Provenance: The American Book Center in Amsterdam
13. Dreaming of Ramadi in Detroit by Aisha Sabatini Sloan (1913 Press, 2017)
This book made me realize that an essay collection is a bit like a short story collection: the author is trying out different techniques and ways in, the essays will vary in length and topic, some will be more successful than others, and there are ones you’ll like more than others. This collection had many “braided” essays – ones that weave in often seemingly disparate topics (growing up African American in L.A., the art of David Hockney, and Rodney King). She covers a lot of ground in this book: her white cousin’s experience as a cop in Detroit, the art of Basquiat, Buddhist meditation, Beyonce’s Lemonade, body memory, especially as an African American (a history of bodies subject to violence), the 2016 election … My favorite was an essay as list form about Sabatini Sloan’s father, renowned photographer Lester Sloan, which successfully employs the second person. I like her voice best when she’s ironic, funny, personal.
Provenance: Ordered direct from the publisher (my lovely publisher), 1913 Press.
14. Sabrina by Nick Drnaso (Drawn & Quarterly, 2018)

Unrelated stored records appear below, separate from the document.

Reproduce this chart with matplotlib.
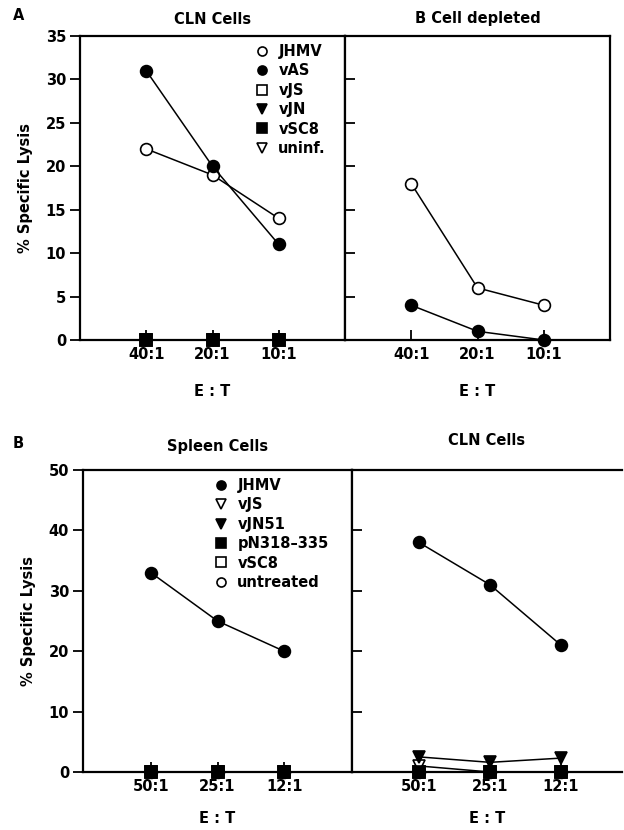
import matplotlib
matplotlib.use("Agg")
import matplotlib.pyplot as plt
from matplotlib.lines import Line2D

plt.rcParams['font.family'] = ['DejaVu Sans']
plt.rcParams['font.weight'] = 'bold'

W, H = 624, 830

# ---------------- data ----------------
ratios_a = ["40:1", "20:1", "10:1"]
ratios_b = ["50:1", "25:1", "12:1"]

# Panel A, CLN cells
a_cln_jhmv = [22, 19, 14]
a_cln_vas = [31, 20, 11]
a_cln_vjs = [0, 0, 0]
a_cln_vjn = [0, 0, 0]
a_cln_vsc8 = [0, 0, 0]
a_cln_uninf = [0, 0, 0]

# Panel A, B cell depleted
a_bdep_jhmv = [18, 6, 4]
a_bdep_vas = [4, 1, 0]

# Panel B, spleen cells
b_spl_jhmv = [33, 25, 20]
b_spl_vjs = [0, 0, 0]
b_spl_vjn51 = [0, 0, 0]
b_spl_pn = [0, 0, 0]
b_spl_vsc8 = [0, 0, 0]
b_spl_untr = [0, 0, 0]

# Panel B, CLN cells
b_cln_jhmv = [38, 31, 21]
b_cln_vjs = [1, 0, 0]
b_cln_vjn51 = [2.5, 1.6, 2.3]
b_cln_pn = [0, 0, 0]
b_cln_vsc8 = [0, 0, 0]
b_cln_untr = [0, 0, 0]

a_labels = ["JHMV", "vAS", "vJS", "vJN", "vSC8", "uninf."]
b_labels = ["JHMV", "vJS", "vJN51", "pN318\u2013335", "vSC8", "untreated"]

# styles: (marker, filled)
a_styles = [("o", False), ("o", True), ("s", False), ("v", True), ("s", True), ("v", False)]
b_styles = [("o", True), ("v", False), ("v", True), ("s", True), ("s", False), ("o", False)]

FS = 10.5
MS = 8.5
LW = 1.1

fig = plt.figure(figsize=(W / 100, H / 100), dpi=100)


def ax_px(l, r, t, b):
    return fig.add_axes([l / W, (H - b) / H, (r - l) / W, (b - t) / H])


def draw(ax, x, y, style, zorder=3):
    m, filled = style
    ax.plot(x, y, color="black", lw=LW, marker=m, ms=MS,
            markerfacecolor="black" if filled else "white",
            markeredgecolor="black", markeredgewidth=1.2,
            clip_on=False, zorder=zorder)


def style_ax(ax, xlim, ylim, yticks, ylabels_on, yt_dir, xticklabels):
    ax.set_xlim(*xlim)
    ax.set_ylim(*ylim)
    ax.set_xticks([1, 2, 3])
    ax.set_xticklabels(xticklabels, fontsize=FS, fontweight='bold')
    ax.set_yticks(yticks)
    if ylabels_on:
        ax.set_yticklabels([str(v) for v in yticks], fontsize=FS, fontweight='bold')
    else:
        ax.set_yticklabels([])
    ax.tick_params(axis='y', direction=yt_dir, length=7, width=1.3, pad=3)
    ax.tick_params(axis='x', direction='in', length=7, width=1.3, pad=5)
    for s in ax.spines.values():
        s.set_linewidth(1.6)


x = [1, 2, 3]

# ---------------- Panel A ----------------
ax1 = ax_px(80, 345, 36, 340)
ax2 = ax_px(345, 610, 36, 340)

a_series = [a_cln_jhmv, a_cln_vas, a_cln_vjs, a_cln_vjn, a_cln_vsc8, a_cln_uninf]
order = [5, 2, 4, 3, 0, 1]
for i in order:
    draw(ax1, x, a_series[i], a_styles[i])
draw(ax2, x, a_bdep_jhmv, a_styles[0])
draw(ax2, x, a_bdep_vas, a_styles[1])

style_ax(ax1, (0, 4), (0, 35), list(range(0, 36, 5)), True, 'out', ratios_a)
style_ax(ax2, (0, 4), (0, 35), list(range(0, 36, 5)), False, 'in', ratios_a)
ax1.set_ylabel("% Specific Lysis", fontsize=FS, fontweight='bold', labelpad=9)
ax1.set_xlabel("E : T", fontsize=FS, fontweight='bold', labelpad=16)
ax2.set_xlabel("E : T", fontsize=FS, fontweight='bold', labelpad=16)
ax1.set_title("CLN Cells", fontsize=FS, fontweight='bold', pad=9)
ax2.set_title("B Cell depleted", fontsize=FS, fontweight='bold', pad=9)
fig.text(13 / W, 1 - 16 / H, "A", fontsize=FS, fontweight='bold', va='center', ha='left')

handles_a = [Line2D([], [], ls='none', marker=m, ms=6.5, color='black',
                    markerfacecolor='black' if f else 'white', markeredgewidth=1.2)
             for (m, f) in a_styles]
fig.legend(handles_a, a_labels, loc='upper left', bbox_to_anchor=(255 / W, 1 - 44 / H),
           frameon=False, handlelength=1.0, handletextpad=0.6,
           labelspacing=0.3, borderpad=0, borderaxespad=0,
           prop={'weight': 'bold', 'size': FS})

# ---------------- Panel B ----------------
ax3 = ax_px(83, 352, 470, 772)
ax4 = ax_px(352, 622, 470, 772)

b_spl = [b_spl_jhmv, b_spl_vjs, b_spl_vjn51, b_spl_pn, b_spl_vsc8, b_spl_untr]
b_cln = [b_cln_jhmv, b_cln_vjs, b_cln_vjn51, b_cln_pn, b_cln_vsc8, b_cln_untr]
order_b = [5, 4, 1, 3, 2, 0]
for i in order_b:
    draw(ax3, x, b_spl[i], b_styles[i])
    draw(ax4, x, b_cln[i], b_styles[i])

style_ax(ax3, (-0.02, 4.02), (0, 50), list(range(0, 51, 10)), True, 'out', ratios_b)
style_ax(ax4, (0.056, 3.86), (0, 50), list(range(0, 51, 10)), False, 'in', ratios_b)
ax4.spines['right'].set_visible(False)
ax3.set_ylabel("% Specific Lysis", fontsize=FS, fontweight='bold', labelpad=9)
ax3.set_xlabel("E : T", fontsize=FS, fontweight='bold', labelpad=12)
ax4.set_xlabel("E : T", fontsize=FS, fontweight='bold', labelpad=12)
ax3.set_title("Spleen Cells", fontsize=FS, fontweight='bold', pad=14)
ax4.set_title("CLN Cells", fontsize=FS, fontweight='bold', pad=18)
fig.text(13 / W, 1 - 443 / H, "B", fontsize=FS, fontweight='bold', va='center', ha='left')

handles_b = [Line2D([], [], ls='none', marker=m, ms=6.5, color='black',
                    markerfacecolor='black' if f else 'white', markeredgewidth=1.2)
             for (m, f) in b_styles]
fig.legend(handles_b, b_labels, loc='upper left', bbox_to_anchor=(214 / W, 1 - 478 / H),
           frameon=False, handlelength=1.0, handletextpad=0.6,
           labelspacing=0.3, borderpad=0, borderaxespad=0,
           prop={'weight': 'bold', 'size': FS})

fig.savefig("out.png", dpi=100)
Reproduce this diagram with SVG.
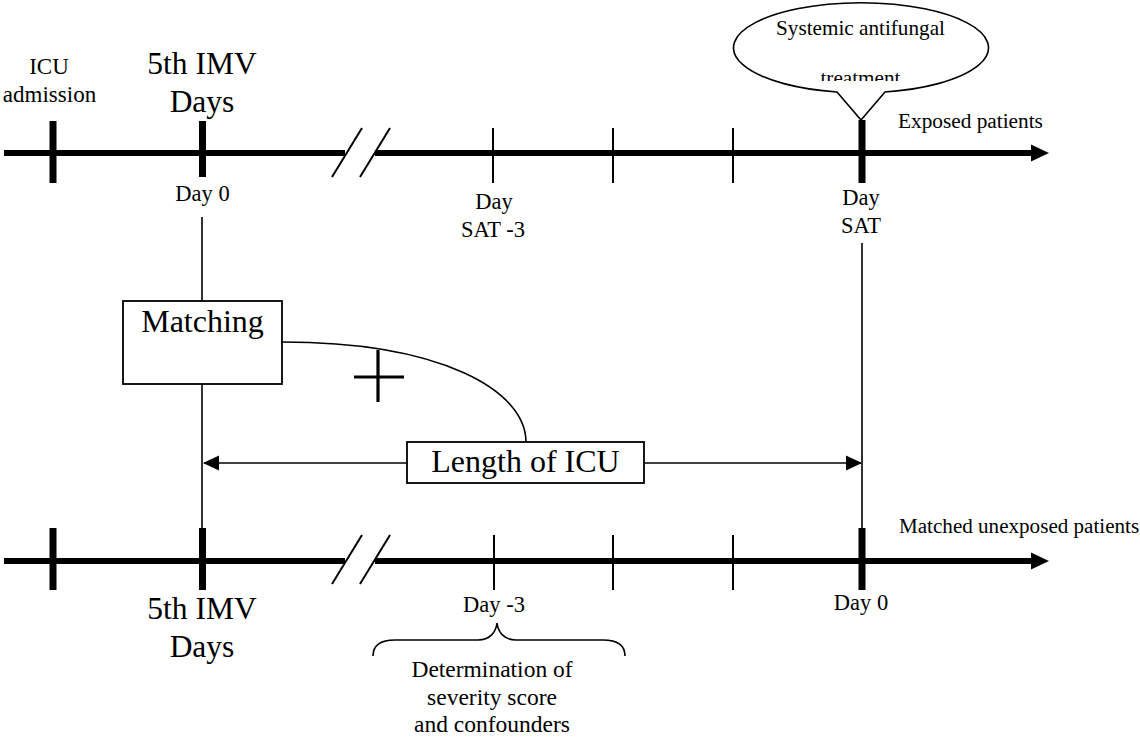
<svg xmlns="http://www.w3.org/2000/svg" width="1140" height="742" viewBox="0 0 1140 742">
<style>
text{font-family:"Liberation Serif","Times New Roman",serif;fill:#000;text-anchor:middle}
.s{font-size:22.5px}
.b{font-size:31.5px}
.axis{stroke:#000;stroke-width:6;fill:none}
.tk{stroke:#000;stroke-width:7}
.tn{stroke:#000;stroke-width:2}
.thin{stroke:#000;stroke-width:1.6;fill:none}
.box{fill:#fff;stroke:#000;stroke-width:1.8}
</style>
<defs>
<clipPath id="cl"><rect x="700" y="0" width="320" height="81"/></clipPath>
<marker id="ah" viewBox="0 0 16 16" refX="15" refY="8" markerWidth="16" markerHeight="16" markerUnits="userSpaceOnUse" orient="auto"><path d="M0,0.5 L16,8 L0,15.5 Z" fill="#000"/></marker>
</defs>
<g id="top-timeline">
<line class="axis" x1="4" y1="153" x2="345" y2="153"/>
<line class="axis" x1="375" y1="153" x2="1033" y2="153"/>
<path d="M1031,144.5 L1049,153 L1031,161.5 Z" fill="#000"/>
<line class="tn" x1="332" y1="177" x2="362" y2="128"/>
<line class="tn" x1="360" y1="177" x2="390" y2="128"/>
<line class="tk" x1="53" y1="121" x2="53" y2="183"/>
<line class="tk" x1="202.5" y1="121" x2="202.5" y2="177"/>
<line class="tn" x1="493" y1="128" x2="493" y2="183"/>
<line class="tn" x1="613" y1="128" x2="613" y2="183"/>
<line class="tn" x1="733" y1="128" x2="733" y2="183"/>
<line class="tk" x1="862" y1="120" x2="862" y2="183"/>
<text x="49" y="74" style="font-size:23px">ICU</text>
<text x="49.5" y="102" style="font-size:23px">admission</text>
<text class="b" x="202" y="74">5th IMV</text>
<text class="b" x="202" y="112">Days</text>
<text class="s" x="202.5" y="201">Day 0</text>
<text class="s" x="494" y="209">Day</text>
<text class="s" x="493" y="237">SAT -3</text>
<text class="s" x="861" y="205">Day</text>
<text class="s" x="861" y="233">SAT</text>
<text x="898" y="128" style="font-size:21.3px;text-anchor:start">Exposed patients</text>
</g>
<g id="callout">
<path d="M837,92 A127.5,45 0 1 1 885,92 L861,120 Z" fill="#fff" stroke="#000" stroke-width="1.6"/>
<text x="860.5" y="35" style="font-size:21.2px">Systemic antifungal</text>
<text x="860.5" y="85" style="font-size:21.2px" clip-path="url(#cl)">treatment</text>
</g>
<g id="bottom-timeline">
<line class="axis" x1="4" y1="561" x2="345" y2="561"/>
<line class="axis" x1="375" y1="561" x2="1033" y2="561"/>
<path d="M1031,552.5 L1049,561 L1031,569.5 Z" fill="#000"/>
<line class="tn" x1="332" y1="584" x2="362" y2="535"/>
<line class="tn" x1="360" y1="584" x2="390" y2="535"/>
<line class="tk" x1="53" y1="528" x2="53" y2="590"/>
<line class="tk" x1="202.5" y1="528" x2="202.5" y2="590"/>
<line class="tn" x1="494" y1="535" x2="494" y2="590"/>
<line class="tn" x1="613" y1="535" x2="613" y2="590"/>
<line class="tn" x1="733" y1="535" x2="733" y2="590"/>
<line class="tk" x1="862" y1="528" x2="862" y2="590"/>
<text x="899" y="533" style="font-size:21.1px;text-anchor:start">Matched unexposed patients</text>
<text class="b" x="202" y="619">5th IMV</text>
<text class="b" x="202" y="657">Days</text>
<text class="s" x="494" y="612">Day -3</text>
<text class="s" x="861" y="610">Day 0</text>
</g>
<g id="connectors">
<line class="thin" x1="202" y1="217" x2="202" y2="301"/>
<line class="thin" x1="202" y1="384" x2="202" y2="528"/>
<line class="thin" x1="862" y1="243" x2="862" y2="528"/>
<line class="thin" x1="407" y1="463" x2="204" y2="463" marker-end="url(#ah)"/>
<line class="thin" x1="644" y1="463" x2="861" y2="463" marker-end="url(#ah)"/>
<path class="thin" d="M282,342 C440,342 526,390 526,442"/>
</g>
<g id="matching">
<rect class="box" x="123" y="301" width="159" height="83"/>
<text style="font-size:32px" x="202.5" y="332">Matching</text>
</g>
<g id="plus">
<line stroke="#000" stroke-width="3.2" x1="354" y1="377" x2="404" y2="377"/>
<line stroke="#000" stroke-width="3.2" x1="378" y1="350" x2="378" y2="402"/>
</g>
<g id="length">
<rect class="box" x="407" y="442" width="237" height="41"/>
<text style="font-size:32px" x="525.5" y="472">Length of ICU</text>
</g>
<g id="brace">
<path class="thin" stroke-width="2" d="M373,656 C373,645 380,640 395,640 L478,640 C490,640 496,632 497,623 C498,632 504,640 516,640 L603,640 C618,640 625,645 625,656"/>
<text x="492" y="677" style="font-size:23.5px">Determination of</text>
<text x="492" y="705" style="font-size:23.5px">severity score</text>
<text x="492" y="732" style="font-size:23.5px">and confounders</text>
</g>
</svg>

I got interested in this book when it became the first graphic novel ever to be nominated for the Booker Prize. The sound bite attached was that it’s the first book to successfully convey the Trump era. I’m not sure about that claim, but I do agree that it conveys people in places in America you don’t often see represented in fiction. The art is surprisingly simple, dull at times, even, which I think critics of the book objected to. But I think this is a conscious choice, a way to contain the grief, paranoia, disconnection of the characters. The worst events happen “off screen,” which I think places the moral responsibility, the weight of reaction on the reader… Still thinking about this one. I think I need to read it again.
Provenance: Ordered from the local comics store.